At the top of this blog page is an image of the painting, "Sunset at Gowanus Bay" by Henry Gritten (1851). Born in London in 1818, Henry Gritten was living in Brooklyn, New York by 1850. He also painted in New Hampshire and in 1853 went to Australia. A biography can be found at the White Mountain Art and Artists website.
Sometime during the 1650s Adam Brouwer built, what is believed to be, the first grist mill in New York at Gowanus (on land owned by Jan Evertsz Bout, and likely financed by his partner, Isaac de Foreest). In about 1700 Nicholas Vechte, who owned property adjoining the mill property, built a house of stone that is referred to as the Old Stone House, which was destroyed in 1897 and rebuilt in the 1930s.

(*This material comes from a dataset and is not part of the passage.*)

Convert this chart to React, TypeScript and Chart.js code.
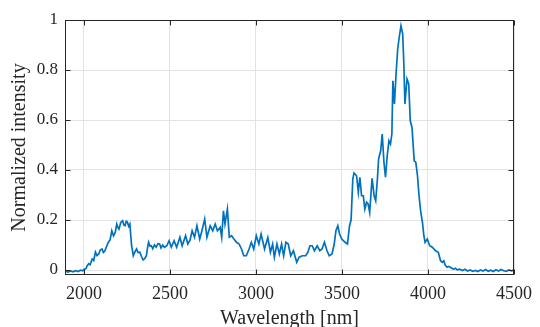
import React, { useEffect, useRef } from "react";
import { Chart, registerables } from "chart.js";

Chart.register(...registerables);

const wavelengths = [
  1893, 1908, 1922, 1937, 1951, 1966, 1980, 1993, 2005, 2012, 2019, 2028, 2036, 2048, 2057, 2067, 2076, 2086, 2095, 2105,
  2113, 2122, 2132, 2143, 2152, 2162, 2172, 2182, 2191, 2198, 2204, 2214, 2225, 2232, 2239, 2246, 2252, 2260, 2267, 2272,
  2277, 2287, 2296, 2306, 2315, 2325, 2334, 2344, 2353, 2363, 2370, 2376, 2384, 2392, 2400, 2410, 2420, 2430, 2440, 2448,
  2458, 2468, 2482, 2495, 2508, 2524, 2539, 2558, 2571, 2591, 2604, 2617, 2629, 2643, 2657, 2673, 2686, 2702, 2715, 2734,
  2749, 2763, 2776, 2792, 2801, 2811, 2820, 2834, 2845, 2858, 2872, 2887, 2902, 2916, 2929, 2944, 2960, 2973, 2987, 3002,
  3017, 3030, 3050, 3069, 3084, 3097, 3107, 3122, 3136, 3149, 3161, 3174, 3188, 3202, 3218, 3237, 3251, 3270, 3289, 3302,
  3314, 3327, 3340, 3356, 3371, 3384, 3398, 3413, 3426, 3442, 3455, 3465, 3476, 3486, 3499, 3518, 3532, 3544, 3553, 3563,
  3570, 3585, 3595, 3604, 3614, 3624, 3633, 3643, 3652, 3661, 3675, 3687, 3696, 3706, 3713, 3725, 3734, 3744, 3753, 3763,
  3773, 3782, 3790, 3796, 3805, 3815, 3824, 3834, 3843, 3853, 3859, 3866, 3878, 3888, 3897, 3907, 3920, 3929, 3939, 3948,
  3958, 3968, 3976, 3983, 3996, 4010, 4025, 4044, 4060, 4073, 4083, 4092, 4100, 4111, 4120, 4130, 4140, 4150, 4160, 4169,
  4185, 4200, 4215, 4230, 4245, 4260, 4275, 4290, 4305, 4320, 4335, 4350, 4365, 4380, 4395, 4410, 4425, 4440, 4455, 4470,
  4485, 4500,
];

const intensity = [
  -0.005, -0.008, -0.004, -0.007, -0.003, -0.006, -0.001, -0.003, 0.004, 0.006, 0.017, 0.025, 0.021, 0.044, 0.038, 0.072, 0.058, 0.064, 0.08, 0.084,
  0.07, 0.077, 0.095, 0.112, 0.12, 0.157, 0.137, 0.15, 0.184, 0.17, 0.164, 0.19, 0.197, 0.18, 0.177, 0.195, 0.193, 0.175, 0.184, 0.14,
  0.097, 0.057, 0.072, 0.084, 0.07, 0.071, 0.055, 0.04, 0.045, 0.057, 0.09, 0.111, 0.095, 0.097, 0.085, 0.1, 0.091, 0.105, 0.104, 0.088,
  0.1, 0.091, 0.097, 0.117, 0.091, 0.117, 0.091, 0.131, 0.097, 0.137, 0.104, 0.12, 0.157, 0.131, 0.177, 0.124, 0.157, 0.204, 0.131, 0.177,
  0.157, 0.184, 0.157, 0.171, 0.131, 0.237, 0.184, 0.244, 0.131, 0.137, 0.124, 0.111, 0.104, 0.084, 0.057, 0.057, 0.084, 0.111, 0.084, 0.137,
  0.104, 0.144, 0.084, 0.13, 0.071, 0.104, 0.051, 0.104, 0.064, 0.104, 0.057, 0.111, 0.104, 0.057, 0.077, 0.031, 0.051, 0.057, 0.057, 0.071,
  0.097, 0.097, 0.077, 0.097, 0.077, 0.084, 0.111, 0.077, 0.057, 0.064, 0.104, 0.157, 0.177, 0.144, 0.124, 0.111, 0.104, 0.177, 0.2, 0.364,
  0.388, 0.377, 0.311, 0.371, 0.297, 0.297, 0.244, 0.271, 0.264, 0.231, 0.367, 0.297, 0.277, 0.364, 0.444, 0.477, 0.544, 0.431, 0.371, 0.457,
  0.517, 0.504, 0.544, 0.757, 0.664, 0.791, 0.884, 0.937, 0.977, 0.944, 0.837, 0.664, 0.764, 0.744, 0.597, 0.571, 0.437, 0.431, 0.377, 0.297,
  0.231, 0.19, 0.137, 0.111, 0.124, 0.097, 0.091, 0.077, 0.071, 0.037, 0.031, 0.037, 0.02, 0.011, 0.014, 0.011, 0.006, 0.004, 0.007, 0.001,
  0.003, -0.002, 0.003, -0.004, 0.0, -0.005, -0.002, -0.006, 0.0, -0.004, 0.002, -0.005, -0.001, -0.006, 0.001, -0.004, 0.002, -0.003, -0.005, 0.0,
  -0.003, 0.0,
];

const xTicks = [2000, 2500, 3000, 3500, 4000, 4500];
const yTicks = [0, 0.2, 0.4, 0.6, 0.8, 1];
const xRange = [1890, 4500];
const yRange = [-0.02, 1];
const xTitle = "Wavelength [nm]";
const yTitle = "Normalized intensity";

const FONT = "'Liberation Serif', 'Times New Roman', serif";
const AXIS_COLOR = "#262626";

const boxPlugin = {
  id: "matlabBox",
  afterDatasetsDraw(chart: any) {
    const { ctx, chartArea: a, scales } = chart;
    const L = Math.round(a.left) + 0.5;
    const R = Math.round(a.right) - 0.5;
    const T = Math.round(a.top) + 0.5;
    const B = Math.round(a.bottom) - 0.5;
    ctx.save();
    ctx.strokeStyle = AXIS_COLOR;
    ctx.lineWidth = 1;
    ctx.strokeRect(L, T, R - L, B - T);
    const len = 5;
    ctx.beginPath();
    for (const v of xTicks) {
      const px = Math.round(scales.x.getPixelForValue(v)) + 0.5;
      ctx.moveTo(px, B);
      ctx.lineTo(px, B - len);
      ctx.moveTo(px, T);
      ctx.lineTo(px, T + len);
    }
    for (const v of yTicks) {
      const py = Math.round(scales.y.getPixelForValue(v)) + 0.5;
      ctx.moveTo(L, py);
      ctx.lineTo(L + len, py);
      ctx.moveTo(R, py);
      ctx.lineTo(R - len, py);
    }
    ctx.stroke();
    ctx.restore();
  },
};

export default function App() {
  const ref = useRef<HTMLCanvasElement>(null);

  useEffect(() => {
    if (!ref.current) return;
    const points = wavelengths.map((x, i) => ({ x, y: intensity[i] }));
    const chart = new Chart(ref.current, {
      type: "line",
      data: {
        datasets: [
          {
            data: points,
            borderColor: "#0072BD",
            borderWidth: 1.7,
            pointRadius: 0,
            tension: 0,
            fill: false,
          },
        ],
      },
      options: {
        responsive: false,
        animation: false,
        layout: { padding: { top: 20, right: 21, left: 0, bottom: 0 } },
        plugins: { legend: { display: false }, tooltip: { enabled: false } },
        scales: {
          x: {
            type: "linear",
            min: xRange[0],
            max: xRange[1],
            afterBuildTicks: (s: any) => {
              s.ticks = xTicks.map((v) => ({ value: v }));
            },
            afterFit: (s: any) => {
              s.height = 52;
            },
            grid: { color: "#e3e3e3", drawTicks: false },
            border: { display: false },
            ticks: {
              padding: 8,
              color: AXIS_COLOR,
              font: { family: FONT, size: 18 },
              maxRotation: 0,
              callback: (v: any) => String(v),
            },
            title: {
              display: true,
              text: xTitle,
              color: AXIS_COLOR,
              font: { family: FONT, size: 20 },
              padding: { top: 0, bottom: -4 },
            },
          },
          y: {
            type: "linear",
            min: yRange[0],
            max: yRange[1],
            afterBuildTicks: (s: any) => {
              s.ticks = yTicks.map((v) => ({ value: v }));
            },
            afterFit: (s: any) => {
              s.width = 65;
            },
            grid: { color: "#e3e3e3", drawTicks: false },
            border: { display: false },
            ticks: {
              padding: 7,
              color: AXIS_COLOR,
              font: { family: FONT, size: 17 },
              callback: (v: any) => String(v),
            },
            title: {
              display: true,
              text: yTitle,
              color: AXIS_COLOR,
              font: { family: FONT, size: 20 },
              padding: { top: 8, bottom: 0 },
            },
          },
        },
      },
      plugins: [boxPlugin],
    });
    return () => chart.destroy();
  }, []);

  return (
    <div style={{ position: "fixed", left: 0, top: 0, width: 540, height: 327, background: "#fff" }}>
      <canvas ref={ref} width={540} height={327} style={{ display: "block" }} />
    </div>
  );
}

In 1664, Adam Brouwer and others, petitioned Petrus Stuyvesant, Director-General of New Netherland, for permission to build a canal at Gowanus. During the centuries since, the canal has been enlarged, deepened and expanded into a commercial waterway connected to the Upper New York Bay. It also became the site of tremendous industrial growth and was home to a wide variety of businesses from mills and tanneries to cement and chemical plants. During Adam Brouwer's time the Gowanus Bay area was known for it fertile oyster beds, described as "the best in the country," by Jasper Danckaerts in his 1679/80 journal of his travels in New Netherland. By the mid twentieth century the Gowanus canal was an environmental nightmare and in 2010 was placed on the Superfund National Priorities list by the EPA.